Тусклый свет редких фонарей
выхватывал из темноты стоящие в ряд машины сотрудников. Легкий
ветерок обдувал лицо, даря вожделенную свежесть. Вой сирены скорой
помощи, мчащейся по улице за забором, навеял невыносимую тоску.
Опять спать не придется. Вздохнув, я закрыл машину и поплелся к
главному корпусу.
Внезапно из-за кустов вышли трое
здоровенных мужиков в черных плащах и преградили мне дорогу.
Накинутые на головы капюшоны скрывали черты лиц, но я нутром
чувствовал, что от этой троицы ничего хорошего ждать не
приходилось.
– Это он? – спросил один другого, а я
впал в ступор и молча разглядывал странных типов.
– Он, – подтвердил второй. – Артефакт
на него указал.
– Берите его и уходим, – распорядился
первый.
Двое слаженно двинулись на меня, я
попятился.
– Мужики, вы чего? – потрясенно
выдохнул я, судорожно соображая, что вообще происходит. – Я врач.
Вы меня с кем-то спутали.
Типы в черном не реагировали, упорно
надвигаясь монолитной стеной. Я огляделся, ища пути отхода. Как
назло, вокруг оказались ряды машин, но попытаться стоило. Я швырнул
в мужиков сумку и рванул к забору. Резкая вспышка боли обожгла
затылок, и в следующую секунду я уже летел в черноту.
Антон
На краю сознания маячила ноющая
навязчивая боль, словно прилипший к лобовому стеклу листок. Она
раздражала и никак не позволяла забыться окончательно.
Рядом раздавались глухие мужские
голоса, но я не мог разобрать ни слова. Один бубнеж да карканье.
Веки будто приклеились, не желая подниматься, уши заложило.
Внезапно в лицо ударил поток ледяной воды, и я тут же сделал резкий
вдох и закашлялся.
Пока я тряс головой и пытался хоть
немного прийти в себя, меня кто-то схватил за волосы и заставил
смотреть вперед. Передо мной открылась настолько нереальная
картина, что я в сердцах бросил:
– Вот черт!
Блеклый свет чадящего факела позволял
разглядеть каменные стены и пол, давным-давно потемневшие от
времени. В дощатой двери квадратное окошко закрывала решетка.

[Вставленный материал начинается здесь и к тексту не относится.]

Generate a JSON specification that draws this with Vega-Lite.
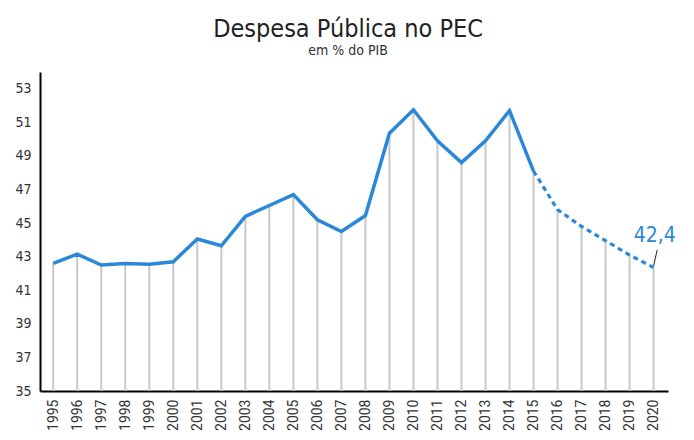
{
  "$schema": "https://vega.github.io/schema/vega-lite/v6.json",
  "width": 628,
  "height": 319,
  "autosize": {"type": "none"},
  "padding": {"left": 40, "top": 72, "right": 26, "bottom": 49},
  "background": "white",
  "title": {
    "text": "Despesa Pública no PEC",
    "subtitle": "em % do PIB",
    "anchor": "middle",
    "dx": -6,
    "offset": 14,
    "font": "DejaVu Sans Condensed, Roboto",
    "fontSize": 25,
    "fontWeight": "normal",
    "color": "#222222",
    "subtitleFont": "DejaVu Sans Condensed, Roboto",
    "subtitleFontSize": 14,
    "subtitleColor": "#333333",
    "subtitlePadding": 2
  },
  "config": {"view": {"stroke": null}, "axis": {"labelOverlap": false}},
  "datasets": {
    "main": [
      {"ano": 1995, "valor": 42.6, "tipo": "real"},
      {"ano": 1996, "valor": 43.15, "tipo": "real"},
      {"ano": 1997, "valor": 42.5, "tipo": "real"},
      {"ano": 1998, "valor": 42.6, "tipo": "real"},
      {"ano": 1999, "valor": 42.55, "tipo": "real"},
      {"ano": 2000, "valor": 42.7, "tipo": "real"},
      {"ano": 2001, "valor": 44.05, "tipo": "real"},
      {"ano": 2002, "valor": 43.65, "tipo": "real"},
      {"ano": 2003, "valor": 45.4, "tipo": "real"},
      {"ano": 2004, "valor": 46.05, "tipo": "real"},
      {"ano": 2005, "valor": 46.7, "tipo": "real"},
      {"ano": 2006, "valor": 45.2, "tipo": "real"},
      {"ano": 2007, "valor": 44.5, "tipo": "real"},
      {"ano": 2008, "valor": 45.45, "tipo": "real"},
      {"ano": 2009, "valor": 50.35, "tipo": "real"},
      {"ano": 2010, "valor": 51.75, "tipo": "real"},
      {"ano": 2011, "valor": 49.9, "tipo": "real"},
      {"ano": 2012, "valor": 48.6, "tipo": "real"},
      {"ano": 2013, "valor": 49.9, "tipo": "real"},
      {"ano": 2014, "valor": 51.7, "tipo": "real"},
      {"ano": 2015, "valor": 48.1, "tipo": "real"},
      {"ano": 2015, "valor": 48.1, "tipo": "prev"},
      {"ano": 2016, "valor": 45.8, "tipo": "prev"},
      {"ano": 2017, "valor": 44.8, "tipo": "prev"},
      {"ano": 2018, "valor": 43.95, "tipo": "prev"},
      {"ano": 2019, "valor": 43.1, "tipo": "prev"},
      {"ano": 2020, "valor": 42.35, "tipo": "prev"}
    ],
    "leader": [
      {"x": 2020.0, "y": 42.45, "x2": 2020.15, "y2": 43.4}
    ],
    "label": [
      {"x": 2020.05, "y": 43.85, "texto": "42,4"}
    ]
  },
  "layer": [
    {
      "data": {"name": "main"},
      "transform": [{"filter": "!(datum.tipo == 'prev' && datum.ano == 2015)"}],
      "mark": {"type": "rule", "color": "#c8c8c8", "strokeWidth": 2},
      "encoding": {
        "x": {
          "field": "ano", "type": "quantitative",
          "scale": {"domain": [1994.45, 2020.6], "nice": false, "zero": false},
          "axis": {
            "values": [1995,1996,1997,1998,1999,2000,2001,2002,2003,2004,2005,2006,2007,2008,2009,2010,2011,2012,2013,2014,2015,2016,2017,2018,2019,2020],
            "tickCount": 40,
            "format": "d",
            "labelAngle": 270,
            "labelAlign": "right",
            "labelBaseline": "middle",
            "labelFont": "Roboto",
            "labelFontSize": 14,
            "labelColor": "#333333",
            "labelPadding": 8,
            "ticks": false,
            "grid": false,
            "domainColor": "#000000",
            "domainWidth": 2,
            "title": null,
            "labelFlush": false,
            "labelOverlap": false
          }
        },
        "y": {
          "field": "valor", "type": "quantitative",
          "scale": {"domain": [35, 54], "nice": false, "zero": false},
          "axis": {
            "values": [35,37,39,41,43,45,47,49,51,53],
            "tickCount": 20,
            "labelFont": "DejaVu Sans Condensed, Roboto",
            "labelFontSize": 14,
            "labelColor": "#333333",
            "labelPadding": 9,
            "ticks": false,
            "grid": false,
            "domainColor": "#000000",
            "domainWidth": 2,
            "title": null,
            "labelOverlap": false
          }
        },
        "y2": {"datum": 35}
      }
    },
    {
      "data": {"name": "main"},
      "transform": [{"filter": "datum.tipo == 'real'"}],
      "mark": {"type": "line", "color": "#2b88d8", "strokeWidth": 3.5, "strokeJoin": "miter"},
      "encoding": {
        "x": {"field": "ano", "type": "quantitative"},
        "y": {"field": "valor", "type": "quantitative"}
      }
    },
    {
      "data": {"name": "main"},
      "transform": [{"filter": "datum.tipo == 'prev'"}],
      "mark": {"type": "line", "color": "#2b88d8", "strokeWidth": 3.2, "strokeDash": [5, 4]},
      "encoding": {
        "x": {"field": "ano", "type": "quantitative"},
        "y": {"field": "valor", "type": "quantitative"}
      }
    },
    {
      "data": {"name": "leader"},
      "mark": {"type": "rule", "color": "#222222", "strokeWidth": 1},
      "encoding": {
        "x": {"field": "x", "type": "quantitative"},
        "y": {"field": "y", "type": "quantitative"},
        "x2": {"field": "x2"},
        "y2": {"field": "y2"}
      }
    },
    {
      "data": {"name": "label"},
      "mark": {"type": "text", "color": "#2b88d8", "font": "DejaVu Sans Condensed, Roboto", "fontSize": 21, "align": "center", "baseline": "alphabetic"},
      "encoding": {
        "x": {"field": "x", "type": "quantitative"},
        "y": {"field": "y", "type": "quantitative"},
        "text": {"field": "texto"}
      }
    }
  ]
}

Жуткая вонь гнили и испражнений мгновенно вызвала тошноту. На
стенах болтались цепи с кандалами. Собственно, я сам был как раз
прикован одними такими побрякушками и в полной мере наслаждался
болью во всем теле от неудобного положения со вздернутыми вверх
руками.
И посреди всего этого великолепия
стоял маленький толстячок в шортах-шароварах, коротком
красно-золотом сюртуке, туго обтягивающем выпирающее брюхо, белых
чулках, подвязанных кокетливыми розовыми бантами, и остроносых
ботинках. На голове у него красовался бархатный берет, а из-под
него во все стороны торчала копна рыжих кудрей.